Penalties for Violations
Subsection 362(h) describes the penalties that can be assessed for violations of the Automatic Stay. It reads as follows:
(h) An individual injured by any willful violation of a stay provided by this section shall recover actual damages, including costs and attorneys’ fees, and, in appropriate circumstances, may recover punitive damages.
Note that subsection (h) only refers to individuals, Moratzka v. Visa U.S.A., 159 B.R. 247 (Bankr. D. Minn. 1993); corporations which find that they are victims of stay violations must resort to the general contempt powers of the Bankruptcy Court under 11 U.S.C. Section 105 to obtain relief. See In re Chateaugay Corp., 920 F. 2d 183 (2nd Cir. N.Y. 1990); Jove Eng’g v. I.R.S., 92 F. 3d 1539 (11th Cir. Ala. 1996). It is also important to recognize that subsection 362(h) is considered as an additional right for debtors and not foreclosing other remedies that might be available to debtors. 130 Cong. Record 6504 (House March 26, 1984).
This subsection has been interpreted to have a restriction built into the remedies available: the violation must be “willful” in order for damages and attorneys’ fees to be awarded. An example of how “willful” has been defined some courts is contained in Atkins v. Martinez, 176 B.R. 1008 (Bankr. D. Minn. 1994): “The element of deliberation that is contemplated here, of course, is the specific intent to proceed with an act, knowing that it is proscribed by a court order”.
Recently, the First Circuit decided Fleet Mortgage Group, Inc. v. Kaneb, 1999 WL 1006329 (1st. Cir.) and described how “willful” will be defined in this circuit. The Court concluded that a willful violation does not require a specific intent to violate the stay. The standard under Subsection 362(h) is met if there is knowledge of the stay and the defendant intended the actions which constituted the violation. Kaneb, supra. at 2. Further, where the creditor received actual notice of the automatic stay, courts must presume that the violation was deliberate. Kaneb, at 2. Finally, the First Circuit gave guidance as to the burden of proof in stay violation actions. “The debtor has the burden of providing the creditor with actual notice. Once the creditor receives actual notice, the burden shifts to the creditor to present violations of the automatic stay.” Kaneb, at 2.
The Harm Caused by a Violation
Also of interest in the Kaneb case is that the debtor was awarded damages in the sum of $25,000 for emotional distress and $18,200.68 in attorneys’ fees and costs of appeal. The emotional distress damages were deemed appropriate, in part, due to the specificity with which the debtor was able to describe the harm he suffered as a result of the bank’s stay violations. Counsel should carefully read this decision to learn what to do (and not to do) in prosecuting and defending stay violation actions under subsection 362(h).
Litigating a Violation
There are two types of proceedings that can be brought: a “motion for order to show cause” which requests the Court to issue an order requiring the offending creditor to appear before the Court and explain its conduct (reminiscent of Ricky Ricardo telling Lucy that she “has some esplainin’ to do”); or a formal adversary proceeding (summons and complaint). Either mechanism for bringing the mater to the Court’s attention appears to be equally effective, unless the creditor is an individual or business with few contacts with Maine – in that scenario, the summons and complaint process is best to catch the attention of the offending creditor.

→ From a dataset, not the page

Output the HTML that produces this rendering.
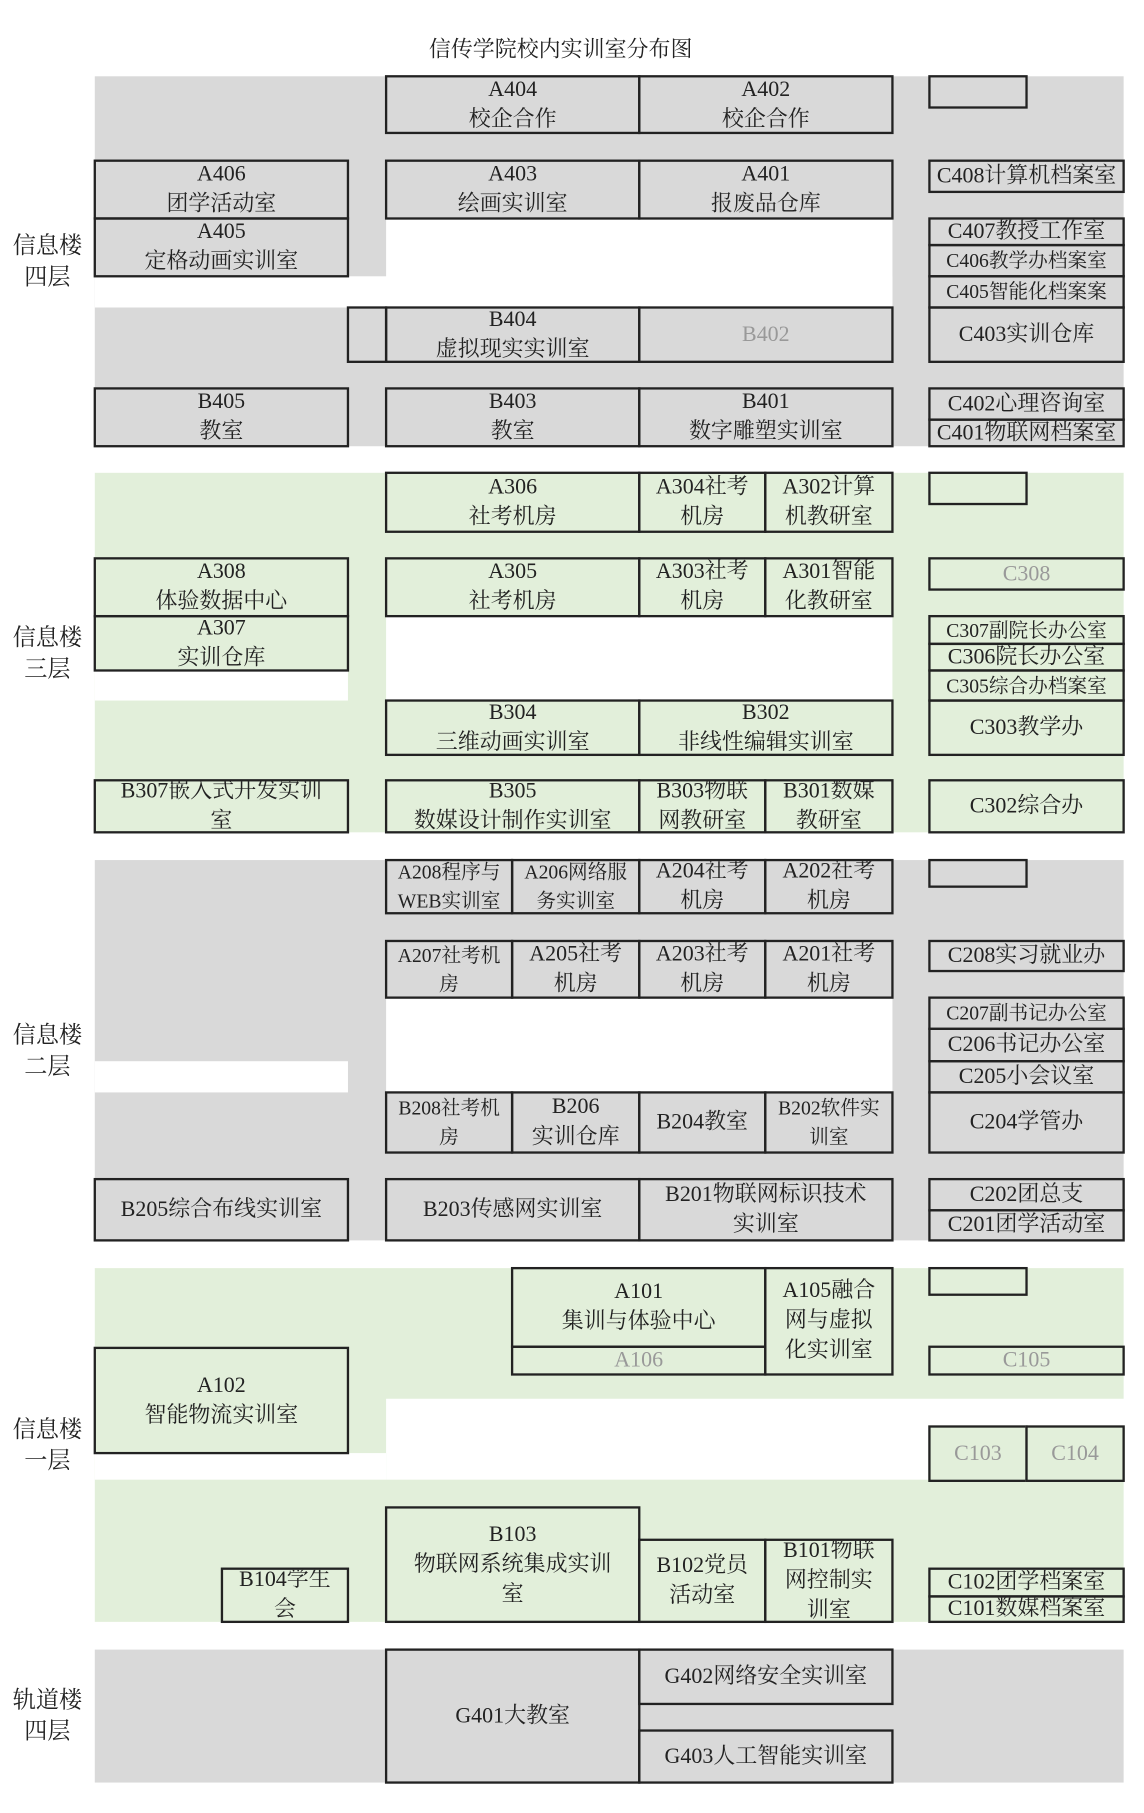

The Kaneb decision should be well cited for years since it may spawn a new pursuit of stay violators. While debtors may have been willing to let creditors off the hook with minor sanctions for a stay violation in the past, more significant sanctions could be sought in these matters in the future. The prospect of stay violations by credit card companies can only increase as the card companies and/or their accounts are bought and sold. Currently, credit card accounts in bankruptcy are considered commodities to be exchanged. It is expected that the selling companies will not always adequately label the accounts they package for sale and that the buying companies will not have adequate procedures in place to address bankruptcy concerns. Automatic Stay violators beware!